Data for this task:

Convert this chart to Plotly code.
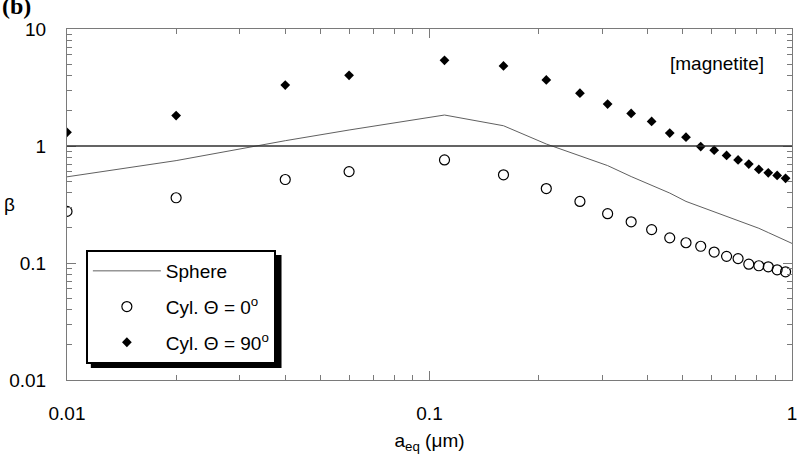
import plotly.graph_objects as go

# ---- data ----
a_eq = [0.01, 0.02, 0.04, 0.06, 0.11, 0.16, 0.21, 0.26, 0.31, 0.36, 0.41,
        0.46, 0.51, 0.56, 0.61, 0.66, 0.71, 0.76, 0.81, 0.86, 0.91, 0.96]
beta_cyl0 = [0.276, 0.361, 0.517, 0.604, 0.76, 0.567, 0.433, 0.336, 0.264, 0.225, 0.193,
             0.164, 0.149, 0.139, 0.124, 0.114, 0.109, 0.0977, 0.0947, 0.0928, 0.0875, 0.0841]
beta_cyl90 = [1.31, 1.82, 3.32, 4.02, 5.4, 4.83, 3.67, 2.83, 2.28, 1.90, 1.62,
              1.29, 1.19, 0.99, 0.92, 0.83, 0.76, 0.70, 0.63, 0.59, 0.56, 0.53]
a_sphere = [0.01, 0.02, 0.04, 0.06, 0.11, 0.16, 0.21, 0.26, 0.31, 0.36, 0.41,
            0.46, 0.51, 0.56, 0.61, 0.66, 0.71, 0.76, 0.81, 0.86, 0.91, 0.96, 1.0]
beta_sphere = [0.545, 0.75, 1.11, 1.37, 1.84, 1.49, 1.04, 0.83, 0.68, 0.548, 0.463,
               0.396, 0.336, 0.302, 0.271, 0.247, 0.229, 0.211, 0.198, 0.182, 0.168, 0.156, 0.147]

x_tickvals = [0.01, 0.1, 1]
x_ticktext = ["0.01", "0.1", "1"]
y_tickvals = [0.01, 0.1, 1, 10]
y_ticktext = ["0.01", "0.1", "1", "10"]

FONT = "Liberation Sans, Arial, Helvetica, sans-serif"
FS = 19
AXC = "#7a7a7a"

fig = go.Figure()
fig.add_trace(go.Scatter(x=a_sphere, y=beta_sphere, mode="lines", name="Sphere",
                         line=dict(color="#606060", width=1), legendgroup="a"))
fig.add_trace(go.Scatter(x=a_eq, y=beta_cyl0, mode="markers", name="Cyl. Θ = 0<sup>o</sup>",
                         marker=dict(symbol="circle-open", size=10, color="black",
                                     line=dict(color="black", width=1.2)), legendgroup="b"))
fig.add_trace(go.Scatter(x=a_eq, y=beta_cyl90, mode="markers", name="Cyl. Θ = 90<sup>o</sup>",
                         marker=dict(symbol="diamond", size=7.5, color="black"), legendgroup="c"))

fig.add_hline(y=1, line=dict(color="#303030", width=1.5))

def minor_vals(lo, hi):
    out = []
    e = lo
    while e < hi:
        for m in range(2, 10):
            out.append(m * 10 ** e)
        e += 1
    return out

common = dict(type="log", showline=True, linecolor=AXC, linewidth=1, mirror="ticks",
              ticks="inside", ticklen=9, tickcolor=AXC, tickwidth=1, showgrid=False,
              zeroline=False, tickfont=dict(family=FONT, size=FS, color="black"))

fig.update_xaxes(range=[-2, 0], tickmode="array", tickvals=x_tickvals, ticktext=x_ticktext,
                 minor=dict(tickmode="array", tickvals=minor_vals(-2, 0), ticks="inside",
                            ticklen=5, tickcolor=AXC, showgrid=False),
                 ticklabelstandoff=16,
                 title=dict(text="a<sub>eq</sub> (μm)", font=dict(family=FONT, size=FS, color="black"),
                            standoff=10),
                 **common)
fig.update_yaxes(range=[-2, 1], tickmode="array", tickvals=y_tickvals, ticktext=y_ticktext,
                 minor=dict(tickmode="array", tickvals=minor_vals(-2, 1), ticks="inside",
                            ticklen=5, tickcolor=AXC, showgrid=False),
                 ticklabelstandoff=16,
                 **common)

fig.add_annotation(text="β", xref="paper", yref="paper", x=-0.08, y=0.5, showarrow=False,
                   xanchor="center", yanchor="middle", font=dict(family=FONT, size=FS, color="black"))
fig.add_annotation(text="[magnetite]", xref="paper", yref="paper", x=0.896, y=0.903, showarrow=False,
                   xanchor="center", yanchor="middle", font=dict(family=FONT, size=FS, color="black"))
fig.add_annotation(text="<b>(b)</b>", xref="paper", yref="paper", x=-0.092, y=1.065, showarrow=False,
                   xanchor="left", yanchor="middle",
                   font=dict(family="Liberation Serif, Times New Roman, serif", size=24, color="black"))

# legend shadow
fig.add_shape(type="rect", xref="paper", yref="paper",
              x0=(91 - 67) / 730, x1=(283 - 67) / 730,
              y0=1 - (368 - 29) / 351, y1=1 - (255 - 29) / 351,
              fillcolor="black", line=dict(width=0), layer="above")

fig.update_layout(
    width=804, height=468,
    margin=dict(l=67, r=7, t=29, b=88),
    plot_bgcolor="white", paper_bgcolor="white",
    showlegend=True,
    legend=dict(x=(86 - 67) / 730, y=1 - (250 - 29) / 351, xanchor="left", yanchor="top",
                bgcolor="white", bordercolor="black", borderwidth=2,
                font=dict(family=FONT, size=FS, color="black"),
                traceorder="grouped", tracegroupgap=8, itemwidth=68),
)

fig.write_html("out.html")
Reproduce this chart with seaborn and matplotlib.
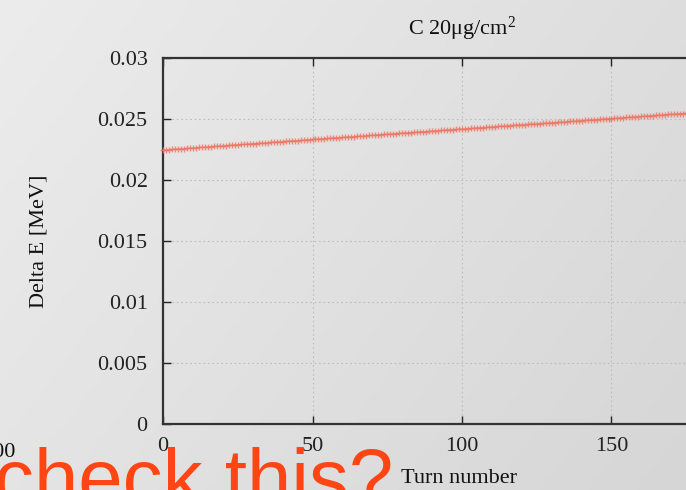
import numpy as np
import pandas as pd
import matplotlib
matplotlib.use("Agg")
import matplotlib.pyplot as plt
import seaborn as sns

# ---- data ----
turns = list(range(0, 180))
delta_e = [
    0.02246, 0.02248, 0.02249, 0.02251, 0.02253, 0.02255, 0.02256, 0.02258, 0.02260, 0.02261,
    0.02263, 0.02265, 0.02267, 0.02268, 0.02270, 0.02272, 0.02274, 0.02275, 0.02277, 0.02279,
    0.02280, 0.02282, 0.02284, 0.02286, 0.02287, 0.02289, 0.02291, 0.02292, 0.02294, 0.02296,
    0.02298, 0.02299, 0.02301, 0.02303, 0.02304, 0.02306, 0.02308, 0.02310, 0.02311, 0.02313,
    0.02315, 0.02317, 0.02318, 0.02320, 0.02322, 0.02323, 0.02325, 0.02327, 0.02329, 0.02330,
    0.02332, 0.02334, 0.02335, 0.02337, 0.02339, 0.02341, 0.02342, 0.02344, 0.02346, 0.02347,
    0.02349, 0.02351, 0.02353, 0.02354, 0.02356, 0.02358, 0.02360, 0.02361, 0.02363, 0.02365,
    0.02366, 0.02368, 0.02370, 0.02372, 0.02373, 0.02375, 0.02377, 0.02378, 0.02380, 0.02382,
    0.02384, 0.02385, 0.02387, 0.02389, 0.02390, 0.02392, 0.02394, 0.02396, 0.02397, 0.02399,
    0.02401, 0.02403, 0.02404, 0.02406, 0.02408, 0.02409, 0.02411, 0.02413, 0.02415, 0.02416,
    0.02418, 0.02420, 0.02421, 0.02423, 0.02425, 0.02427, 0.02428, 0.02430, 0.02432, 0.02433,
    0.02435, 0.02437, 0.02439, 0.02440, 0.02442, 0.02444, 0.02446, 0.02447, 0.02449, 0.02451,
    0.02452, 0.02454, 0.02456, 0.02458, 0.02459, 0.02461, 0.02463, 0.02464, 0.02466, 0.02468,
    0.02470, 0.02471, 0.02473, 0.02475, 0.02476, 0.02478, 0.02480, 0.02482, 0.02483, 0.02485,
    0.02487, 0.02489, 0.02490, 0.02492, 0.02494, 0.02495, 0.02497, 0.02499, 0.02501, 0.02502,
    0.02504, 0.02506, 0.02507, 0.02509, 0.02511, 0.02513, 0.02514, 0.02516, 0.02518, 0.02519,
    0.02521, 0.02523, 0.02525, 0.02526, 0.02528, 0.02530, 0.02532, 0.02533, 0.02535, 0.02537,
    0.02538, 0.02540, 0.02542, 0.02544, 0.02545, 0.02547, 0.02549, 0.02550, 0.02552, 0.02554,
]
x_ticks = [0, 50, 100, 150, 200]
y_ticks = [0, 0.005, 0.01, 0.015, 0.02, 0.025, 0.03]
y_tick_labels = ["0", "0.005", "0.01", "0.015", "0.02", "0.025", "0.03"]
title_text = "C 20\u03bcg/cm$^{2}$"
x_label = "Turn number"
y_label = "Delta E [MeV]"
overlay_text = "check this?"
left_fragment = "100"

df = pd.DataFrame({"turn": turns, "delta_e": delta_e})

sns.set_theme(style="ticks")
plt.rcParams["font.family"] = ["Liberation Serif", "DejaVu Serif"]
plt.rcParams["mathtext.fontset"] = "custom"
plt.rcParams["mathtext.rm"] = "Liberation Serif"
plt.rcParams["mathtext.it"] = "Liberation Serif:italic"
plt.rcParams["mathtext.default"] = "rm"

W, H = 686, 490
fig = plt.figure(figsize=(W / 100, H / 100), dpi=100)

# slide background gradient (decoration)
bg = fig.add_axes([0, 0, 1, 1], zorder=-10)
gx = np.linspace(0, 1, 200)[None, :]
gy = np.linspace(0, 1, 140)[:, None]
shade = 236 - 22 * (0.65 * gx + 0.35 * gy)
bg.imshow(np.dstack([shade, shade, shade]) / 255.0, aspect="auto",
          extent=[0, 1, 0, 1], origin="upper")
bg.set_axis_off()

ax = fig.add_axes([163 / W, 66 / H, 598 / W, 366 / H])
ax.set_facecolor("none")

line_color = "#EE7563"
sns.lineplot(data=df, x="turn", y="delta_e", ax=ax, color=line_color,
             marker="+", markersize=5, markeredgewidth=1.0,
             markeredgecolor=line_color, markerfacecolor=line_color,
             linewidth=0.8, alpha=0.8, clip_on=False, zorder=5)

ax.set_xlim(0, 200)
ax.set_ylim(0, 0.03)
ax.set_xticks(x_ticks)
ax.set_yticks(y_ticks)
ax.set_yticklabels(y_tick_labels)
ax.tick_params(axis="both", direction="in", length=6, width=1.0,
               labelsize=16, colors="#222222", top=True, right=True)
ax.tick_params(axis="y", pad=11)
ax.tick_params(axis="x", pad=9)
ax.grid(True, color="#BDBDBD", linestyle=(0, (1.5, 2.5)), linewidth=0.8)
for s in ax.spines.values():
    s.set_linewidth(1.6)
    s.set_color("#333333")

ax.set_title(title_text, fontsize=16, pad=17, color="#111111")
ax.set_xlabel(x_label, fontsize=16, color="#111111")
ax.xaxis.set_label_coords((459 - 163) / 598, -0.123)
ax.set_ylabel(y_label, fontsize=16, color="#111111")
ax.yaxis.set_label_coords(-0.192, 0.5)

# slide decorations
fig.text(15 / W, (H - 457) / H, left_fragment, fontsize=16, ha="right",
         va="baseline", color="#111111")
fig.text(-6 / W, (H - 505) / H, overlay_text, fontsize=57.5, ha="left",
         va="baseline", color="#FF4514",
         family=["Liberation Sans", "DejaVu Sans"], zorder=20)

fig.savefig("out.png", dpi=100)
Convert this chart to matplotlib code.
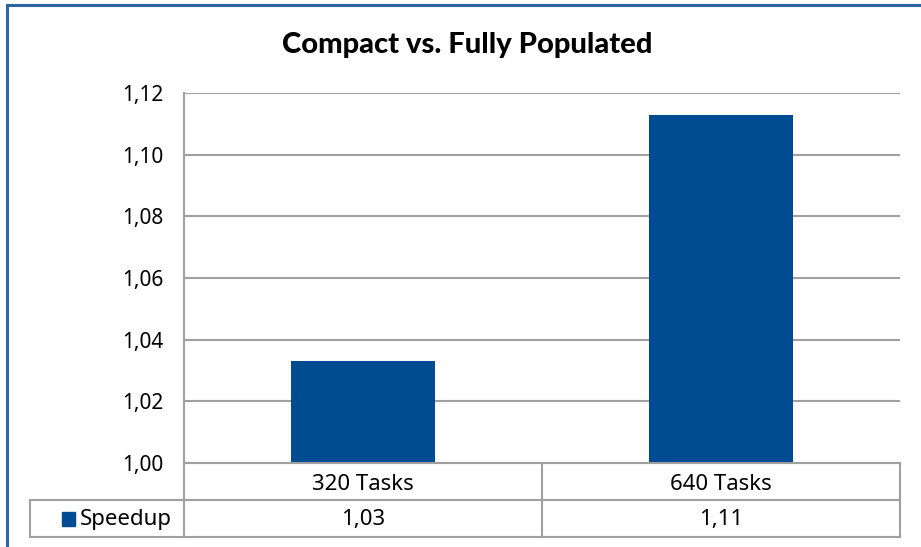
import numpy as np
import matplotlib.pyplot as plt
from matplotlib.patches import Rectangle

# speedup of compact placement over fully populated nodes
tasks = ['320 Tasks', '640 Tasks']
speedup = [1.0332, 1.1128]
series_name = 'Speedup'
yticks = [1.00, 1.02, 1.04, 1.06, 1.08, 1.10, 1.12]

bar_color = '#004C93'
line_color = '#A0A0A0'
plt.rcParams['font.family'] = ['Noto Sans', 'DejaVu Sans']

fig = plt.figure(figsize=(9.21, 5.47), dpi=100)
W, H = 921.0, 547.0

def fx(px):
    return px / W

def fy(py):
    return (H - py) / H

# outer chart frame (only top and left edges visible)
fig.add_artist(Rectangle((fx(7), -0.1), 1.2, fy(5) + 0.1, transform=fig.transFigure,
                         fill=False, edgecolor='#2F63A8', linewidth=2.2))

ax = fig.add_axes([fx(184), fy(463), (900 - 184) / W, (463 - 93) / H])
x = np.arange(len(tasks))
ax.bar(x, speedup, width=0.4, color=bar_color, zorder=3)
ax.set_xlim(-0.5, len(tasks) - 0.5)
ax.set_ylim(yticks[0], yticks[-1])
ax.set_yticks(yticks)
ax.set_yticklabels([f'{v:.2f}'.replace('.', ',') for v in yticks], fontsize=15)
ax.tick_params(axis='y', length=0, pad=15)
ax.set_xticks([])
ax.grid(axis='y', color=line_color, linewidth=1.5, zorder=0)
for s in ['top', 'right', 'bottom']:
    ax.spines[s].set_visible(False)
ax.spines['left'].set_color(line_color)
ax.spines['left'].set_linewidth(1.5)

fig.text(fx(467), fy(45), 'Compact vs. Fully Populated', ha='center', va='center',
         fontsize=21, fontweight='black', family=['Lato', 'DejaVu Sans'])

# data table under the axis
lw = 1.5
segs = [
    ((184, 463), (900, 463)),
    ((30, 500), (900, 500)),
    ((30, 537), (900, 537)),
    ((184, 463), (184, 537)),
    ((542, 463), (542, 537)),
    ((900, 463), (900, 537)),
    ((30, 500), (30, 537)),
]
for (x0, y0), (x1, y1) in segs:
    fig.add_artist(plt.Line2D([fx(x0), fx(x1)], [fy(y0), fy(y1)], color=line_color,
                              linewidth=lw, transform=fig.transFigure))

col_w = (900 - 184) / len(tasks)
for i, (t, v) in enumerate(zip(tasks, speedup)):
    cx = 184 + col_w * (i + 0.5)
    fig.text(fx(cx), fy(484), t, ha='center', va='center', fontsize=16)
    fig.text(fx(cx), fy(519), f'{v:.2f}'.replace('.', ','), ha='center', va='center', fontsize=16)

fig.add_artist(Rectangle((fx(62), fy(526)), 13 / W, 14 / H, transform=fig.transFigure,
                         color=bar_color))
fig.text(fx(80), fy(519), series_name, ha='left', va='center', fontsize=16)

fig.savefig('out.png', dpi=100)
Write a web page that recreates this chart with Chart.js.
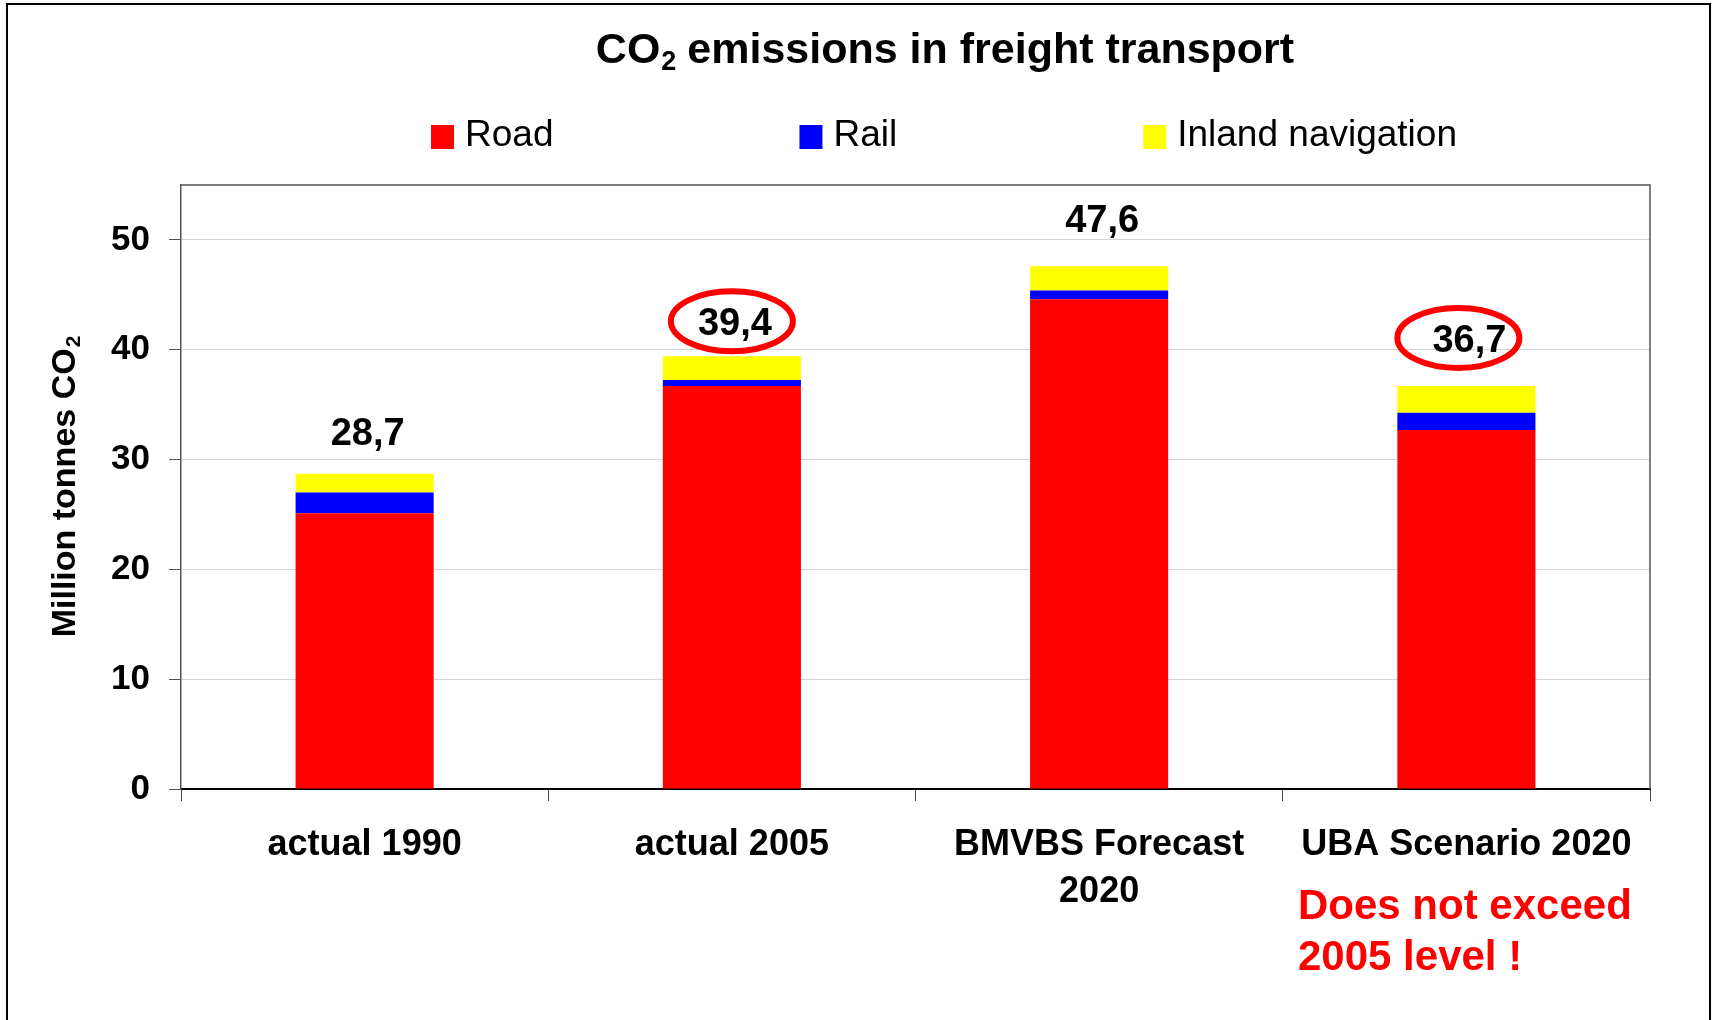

Exercise directions: Everything from the first line of the entries through the line that contains "import plotly.graph_objects as go" is to be reproduced exactly, except the pictures.

Correct answer:
Convert this chart to Plotly code.
import plotly.graph_objects as go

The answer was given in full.